Elle a fait peu de films, Pascale Ferran. Quatre seulement. Peu de films, mais que des beaux. Elle avait déboulé, en 1994, avec Petits arrangements avec les morts, belle histoire de souvenirs et de mort qui mariait, en un écho discret, Chéreau à Desplechin. Et puis il y avait eu la consécration avec Lady Chatterley en 2006, avec cinq Césars à la clé et la découverte, éblouissante, de Marina Hands. Et puis aujourd’hui il y a Bird people, une histoire de gens et une histoire d’oiseaux qui se touchent, qui s’accolent et se répondent. Une histoire entre Audrey, jeune femme de chambre discrète et rêveuse, et Gary, ingénieur informatique en plein burn-out. Une histoire ordinaire qui devient extraordinaire.
Perdus tous les deux dans les couloirs immenses de ces hôtels et de ces halls à Roissy, chacun va vivre, le temps d’une nuit, une expérience qui va les confronter à leurs propres choix. Le temps d’une nuit, Gary va comprendre qu’il veut changer de vie, genre tout balancer, genre le boulot, sa femme et ses enfants, et puis partir, et puis vagabonder. Gary veut être un homme nouveau (il s’appelle d’ailleurs "Newman"). Le temps d’une nuit, Audrey va se transformer en moineau sans que l’on sache pourquoi, pour quelle raison ou par quelle magie, et Audrey ne s’en étonnera guère, et Audrey n’aura pas peur, préférant saisir (au vol) cette incroyable liberté qui lui est soudain offerte, comme un cadeau.
S’envoler au-dessus des pistes, surprendre ces personnes dans leur intimité, dans leurs conversations, dans leurs envies, dans leurs joies, et se sentir animée, vive dans le ciel et dans l’air… Bird people parle de ça, communiquer, écouter, exulter chaque jour sans rien attendre davantage d’une société où les joueurs de piano ne sont plus là, virtuels eux aussi, où chacun semble à part, déconnecté et loin des autres. Seul. Si la première partie du film, qui commence bien (flux, énergies et bruissements de la vie de tous les jours), finit par tourner en rond autour de Gary (ses contrats, son travail, son licenciement, son épouse…), la deuxième en revanche ose pas mal, gonflée tout à coup, audacieuse, casse-gueule mais surprenante.

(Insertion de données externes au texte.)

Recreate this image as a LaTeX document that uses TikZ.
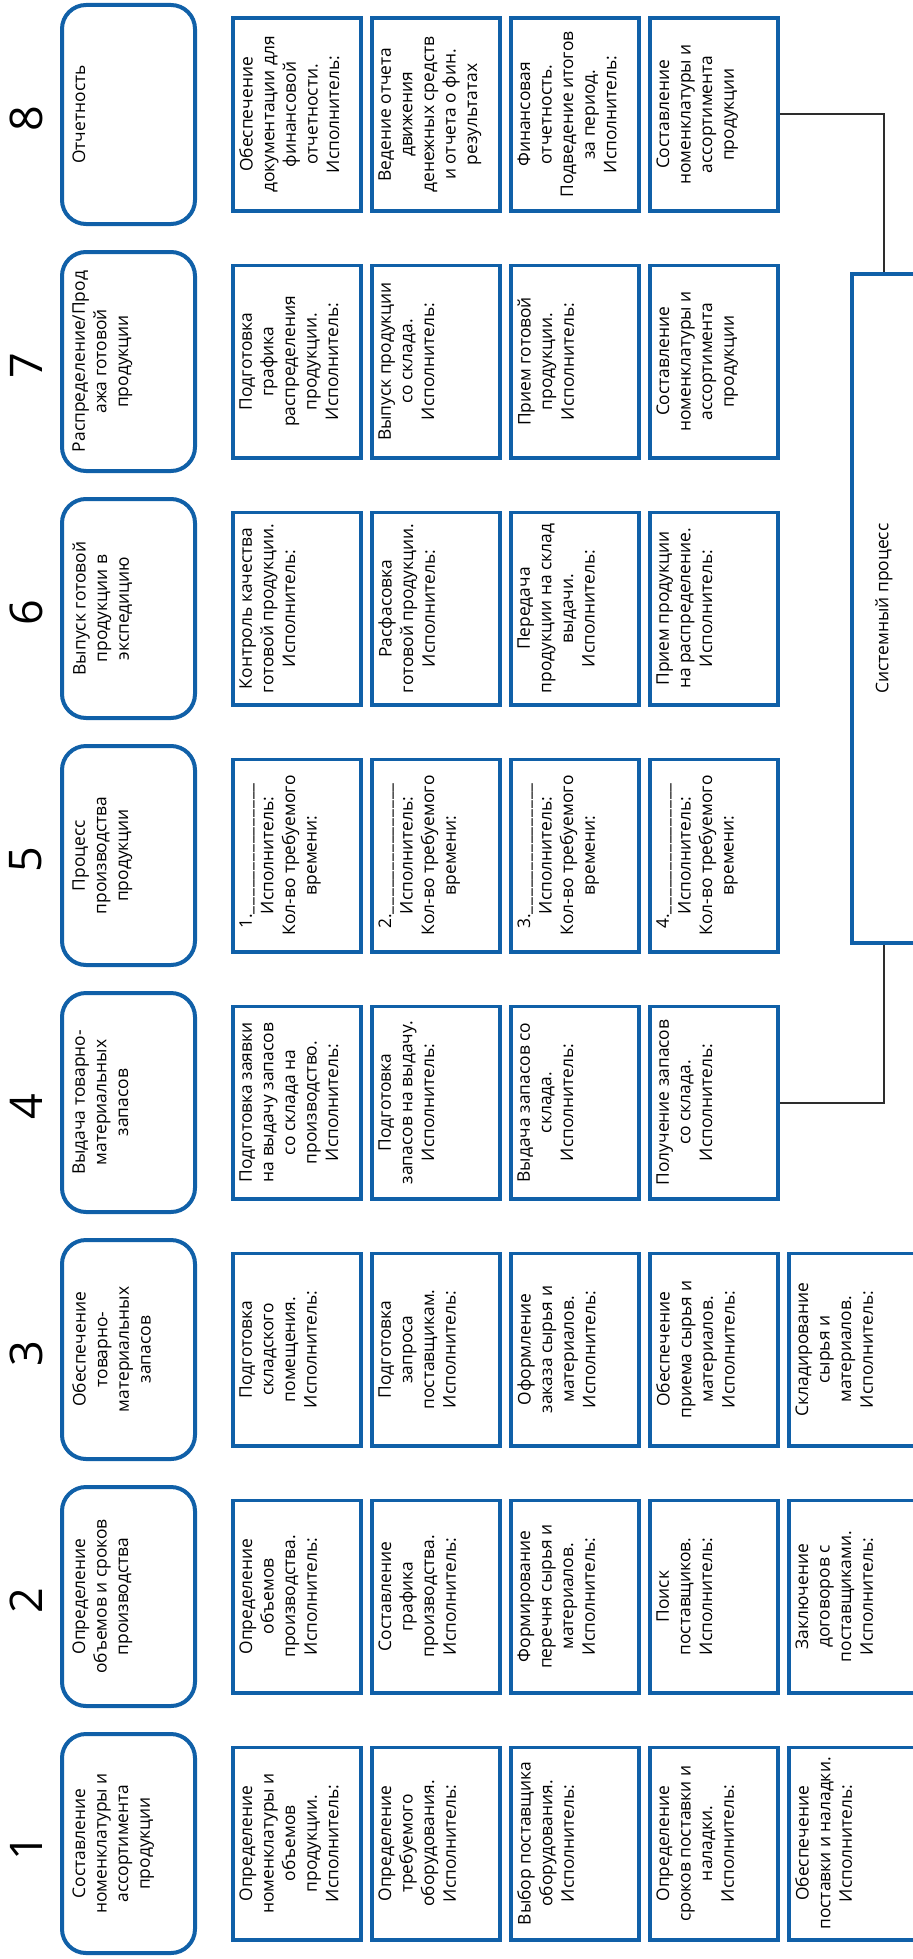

Ferran, tout au long de son film, tente des choses (voix off, digressions, ruptures…), pas toujours avec succès d’ailleurs, parfois elle trébuche, mais elle cherche à s’étonner, à nous surprendre, à déceler l’air du temps, du ras du sol à l’immensité de l’azur. Il y a deux ans, presque au même instant, Leos Carax signait Holy motors qui, lui aussi, savait nous troubler en se risquant à l’imprévisible. Ferran fait pareil et se hasarde à filmer un oiseau qui observe le monde, sauvage et triste, tout autour de lui (des chats et des hiboux méchants, des gens qui dorment dans leur voiture…). Et de conclure sur une continuation, un champ des possibles, une rencontre simplement. Une poignée de main et une nouvelle histoire qui peut commencer. Une histoire de liberté. Une histoire, la nôtre.